• Required task: Reproduce all the material exactly, minus any pictures it holds.

• Recorded information:
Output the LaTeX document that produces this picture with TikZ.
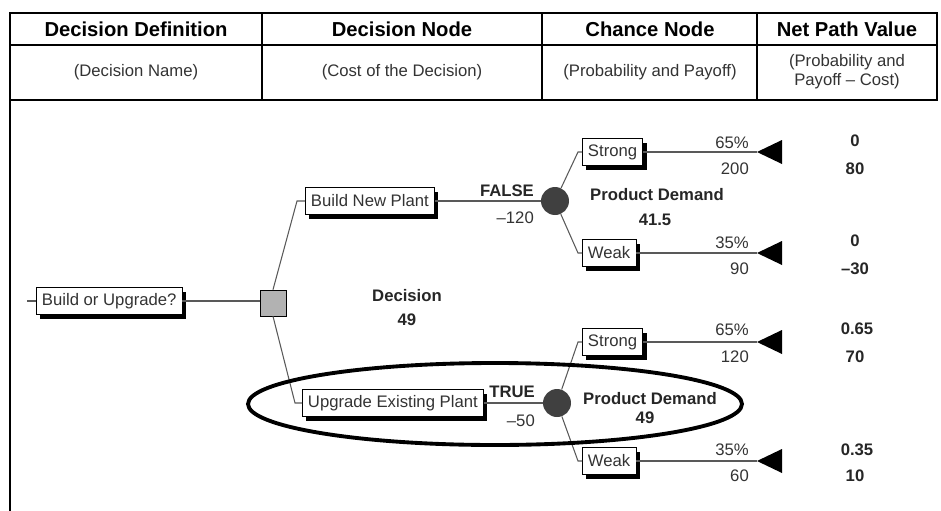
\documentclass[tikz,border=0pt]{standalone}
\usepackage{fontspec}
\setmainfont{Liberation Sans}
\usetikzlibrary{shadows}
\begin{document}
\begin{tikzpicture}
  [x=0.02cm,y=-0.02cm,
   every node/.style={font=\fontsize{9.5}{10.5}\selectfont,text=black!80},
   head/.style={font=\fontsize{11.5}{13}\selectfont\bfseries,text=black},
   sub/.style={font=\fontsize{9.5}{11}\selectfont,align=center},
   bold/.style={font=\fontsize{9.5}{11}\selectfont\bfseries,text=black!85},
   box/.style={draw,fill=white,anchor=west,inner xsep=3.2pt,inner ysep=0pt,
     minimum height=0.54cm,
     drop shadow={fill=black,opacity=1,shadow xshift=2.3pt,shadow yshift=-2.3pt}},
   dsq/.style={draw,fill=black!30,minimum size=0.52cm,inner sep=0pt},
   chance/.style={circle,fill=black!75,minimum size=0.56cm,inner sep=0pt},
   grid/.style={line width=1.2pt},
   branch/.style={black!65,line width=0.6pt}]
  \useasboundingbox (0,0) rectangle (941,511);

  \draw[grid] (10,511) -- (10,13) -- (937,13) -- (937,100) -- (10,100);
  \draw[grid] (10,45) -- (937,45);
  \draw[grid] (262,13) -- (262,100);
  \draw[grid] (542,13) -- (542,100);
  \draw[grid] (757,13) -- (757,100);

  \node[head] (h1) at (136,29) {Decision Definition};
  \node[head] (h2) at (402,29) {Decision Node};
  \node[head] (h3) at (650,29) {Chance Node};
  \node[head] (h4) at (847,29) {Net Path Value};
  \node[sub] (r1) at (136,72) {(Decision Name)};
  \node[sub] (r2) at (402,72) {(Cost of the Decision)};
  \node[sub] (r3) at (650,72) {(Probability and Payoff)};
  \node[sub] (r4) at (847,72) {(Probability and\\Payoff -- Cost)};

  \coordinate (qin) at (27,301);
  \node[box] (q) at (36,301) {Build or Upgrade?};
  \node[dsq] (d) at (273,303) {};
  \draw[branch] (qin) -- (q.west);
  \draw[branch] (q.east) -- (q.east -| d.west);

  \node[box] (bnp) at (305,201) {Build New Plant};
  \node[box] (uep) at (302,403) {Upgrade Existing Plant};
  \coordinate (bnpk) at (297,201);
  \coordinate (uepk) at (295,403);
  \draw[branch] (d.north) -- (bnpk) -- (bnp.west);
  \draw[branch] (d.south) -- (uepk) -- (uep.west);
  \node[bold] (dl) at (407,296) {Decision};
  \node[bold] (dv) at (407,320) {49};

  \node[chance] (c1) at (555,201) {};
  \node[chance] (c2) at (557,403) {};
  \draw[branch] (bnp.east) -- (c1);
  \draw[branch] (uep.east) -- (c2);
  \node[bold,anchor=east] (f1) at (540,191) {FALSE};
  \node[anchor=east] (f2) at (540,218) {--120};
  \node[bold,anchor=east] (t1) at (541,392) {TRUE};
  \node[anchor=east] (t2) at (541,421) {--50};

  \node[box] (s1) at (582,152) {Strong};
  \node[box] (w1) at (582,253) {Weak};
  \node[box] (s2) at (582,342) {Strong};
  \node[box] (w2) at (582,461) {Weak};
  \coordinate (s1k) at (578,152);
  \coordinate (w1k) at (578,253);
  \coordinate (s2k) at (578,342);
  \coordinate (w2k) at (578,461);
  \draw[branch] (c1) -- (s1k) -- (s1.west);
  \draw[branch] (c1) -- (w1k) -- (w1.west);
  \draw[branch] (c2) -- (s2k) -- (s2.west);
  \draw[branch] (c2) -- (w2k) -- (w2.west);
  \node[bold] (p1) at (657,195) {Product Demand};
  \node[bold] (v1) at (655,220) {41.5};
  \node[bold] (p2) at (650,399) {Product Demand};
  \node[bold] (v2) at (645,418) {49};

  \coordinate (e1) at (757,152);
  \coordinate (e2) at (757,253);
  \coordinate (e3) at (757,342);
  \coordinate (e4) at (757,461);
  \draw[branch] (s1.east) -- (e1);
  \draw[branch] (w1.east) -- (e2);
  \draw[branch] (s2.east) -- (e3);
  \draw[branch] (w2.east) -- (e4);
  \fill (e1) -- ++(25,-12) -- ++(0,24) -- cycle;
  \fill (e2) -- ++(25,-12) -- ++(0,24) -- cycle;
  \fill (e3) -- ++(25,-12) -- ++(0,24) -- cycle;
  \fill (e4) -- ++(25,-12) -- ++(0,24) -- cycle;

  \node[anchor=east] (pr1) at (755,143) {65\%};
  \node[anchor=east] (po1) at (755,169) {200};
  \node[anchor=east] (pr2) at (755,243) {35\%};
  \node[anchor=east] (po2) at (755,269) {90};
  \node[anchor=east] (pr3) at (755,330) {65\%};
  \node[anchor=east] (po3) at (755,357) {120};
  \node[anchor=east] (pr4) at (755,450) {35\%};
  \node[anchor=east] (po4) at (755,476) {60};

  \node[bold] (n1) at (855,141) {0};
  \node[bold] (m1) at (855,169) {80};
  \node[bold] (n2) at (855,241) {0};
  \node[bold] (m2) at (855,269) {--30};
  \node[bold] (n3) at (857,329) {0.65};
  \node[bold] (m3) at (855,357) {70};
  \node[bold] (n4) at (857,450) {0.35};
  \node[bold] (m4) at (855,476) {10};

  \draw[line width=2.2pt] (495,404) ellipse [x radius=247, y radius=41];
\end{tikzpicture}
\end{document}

• Solution to the exercise:
Output the LaTeX document that produces this picture with TikZ.
\documentclass[tikz,border=0pt]{standalone}
\usepackage{fontspec}
\setmainfont{Liberation Sans}
\usetikzlibrary{shadows}
\begin{document}
\begin{tikzpicture}
  [x=0.02cm,y=-0.02cm,
   every node/.style={font=\fontsize{9.5}{10.5}\selectfont,text=black!80},
   head/.style={font=\fontsize{11.5}{13}\selectfont\bfseries,text=black},
   sub/.style={font=\fontsize{9.5}{11}\selectfont,align=center},
   bold/.style={font=\fontsize{9.5}{11}\selectfont\bfseries,text=black!85},
   box/.style={draw,fill=white,anchor=west,inner xsep=3.2pt,inner ysep=0pt,
     minimum height=0.54cm,
     drop shadow={fill=black,opacity=1,shadow xshift=2.3pt,shadow yshift=-2.3pt}},
   dsq/.style={draw,fill=black!30,minimum size=0.52cm,inner sep=0pt},
   chance/.style={circle,fill=black!75,minimum size=0.56cm,inner sep=0pt},
   grid/.style={line width=1.2pt},
   branch/.style={black!65,line width=0.6pt}]
  \useasboundingbox (0,0) rectangle (941,511);

  \draw[grid] (10,511) -- (10,13) -- (937,13) -- (937,100) -- (10,100);
  \draw[grid] (10,45) -- (937,45);
  \draw[grid] (262,13) -- (262,100);
  \draw[grid] (542,13) -- (542,100);
  \draw[grid] (757,13) -- (757,100);

  \node[head] (h1) at (136,29) {Decision Definition};
  \node[head] (h2) at (402,29) {Decision Node};
  \node[head] (h3) at (650,29) {Chance Node};
  \node[head] (h4) at (847,29) {Net Path Value};
  \node[sub] (r1) at (136,72) {(Decision Name)};
  \node[sub] (r2) at (402,72) {(Cost of the Decision)};
  \node[sub] (r3) at (650,72) {(Probability and Payoff)};
  \node[sub] (r4) at (847,72) {(Probability and\\Payoff -- Cost)};

  \coordinate (qin) at (27,301);
  \node[box] (q) at (36,301) {Build or Upgrade?};
  \node[dsq] (d) at (273,303) {};
  \draw[branch] (qin) -- (q.west);
  \draw[branch] (q.east) -- (q.east -| d.west);

  \node[box] (bnp) at (305,201) {Build New Plant};
  \node[box] (uep) at (302,403) {Upgrade Existing Plant};
  \coordinate (bnpk) at (297,201);
  \coordinate (uepk) at (295,403);
  \draw[branch] (d.north) -- (bnpk) -- (bnp.west);
  \draw[branch] (d.south) -- (uepk) -- (uep.west);
  \node[bold] (dl) at (407,296) {Decision};
  \node[bold] (dv) at (407,320) {49};

  \node[chance] (c1) at (555,201) {};
  \node[chance] (c2) at (557,403) {};
  \draw[branch] (bnp.east) -- (c1);
  \draw[branch] (uep.east) -- (c2);
  \node[bold,anchor=east] (f1) at (540,191) {FALSE};
  \node[anchor=east] (f2) at (540,218) {--120};
  \node[bold,anchor=east] (t1) at (541,392) {TRUE};
  \node[anchor=east] (t2) at (541,421) {--50};

  \node[box] (s1) at (582,152) {Strong};
  \node[box] (w1) at (582,253) {Weak};
  \node[box] (s2) at (582,342) {Strong};
  \node[box] (w2) at (582,461) {Weak};
  \coordinate (s1k) at (578,152);
  \coordinate (w1k) at (578,253);
  \coordinate (s2k) at (578,342);
  \coordinate (w2k) at (578,461);
  \draw[branch] (c1) -- (s1k) -- (s1.west);
  \draw[branch] (c1) -- (w1k) -- (w1.west);
  \draw[branch] (c2) -- (s2k) -- (s2.west);
  \draw[branch] (c2) -- (w2k) -- (w2.west);
  \node[bold] (p1) at (657,195) {Product Demand};
  \node[bold] (v1) at (655,220) {41.5};
  \node[bold] (p2) at (650,399) {Product Demand};
  \node[bold] (v2) at (645,418) {49};

  \coordinate (e1) at (757,152);
  \coordinate (e2) at (757,253);
  \coordinate (e3) at (757,342);
  \coordinate (e4) at (757,461);
  \draw[branch] (s1.east) -- (e1);
  \draw[branch] (w1.east) -- (e2);
  \draw[branch] (s2.east) -- (e3);
  \draw[branch] (w2.east) -- (e4);
  \fill (e1) -- ++(25,-12) -- ++(0,24) -- cycle;
  \fill (e2) -- ++(25,-12) -- ++(0,24) -- cycle;
  \fill (e3) -- ++(25,-12) -- ++(0,24) -- cycle;
  \fill (e4) -- ++(25,-12) -- ++(0,24) -- cycle;

  \node[anchor=east] (pr1) at (755,143) {65\%};
  \node[anchor=east] (po1) at (755,169) {200};
  \node[anchor=east] (pr2) at (755,243) {35\%};
  \node[anchor=east] (po2) at (755,269) {90};
  \node[anchor=east] (pr3) at (755,330) {65\%};
  \node[anchor=east] (po3) at (755,357) {120};
  \node[anchor=east] (pr4) at (755,450) {35\%};
  \node[anchor=east] (po4) at (755,476) {60};

  \node[bold] (n1) at (855,141) {0};
  \node[bold] (m1) at (855,169) {80};
  \node[bold] (n2) at (855,241) {0};
  \node[bold] (m2) at (855,269) {--30};
  \node[bold] (n3) at (857,329) {0.65};
  \node[bold] (m3) at (855,357) {70};
  \node[bold] (n4) at (857,450) {0.35};
  \node[bold] (m4) at (855,476) {10};

  \draw[line width=2.2pt] (495,404) ellipse [x radius=247, y radius=41];
\end{tikzpicture}
\end{document}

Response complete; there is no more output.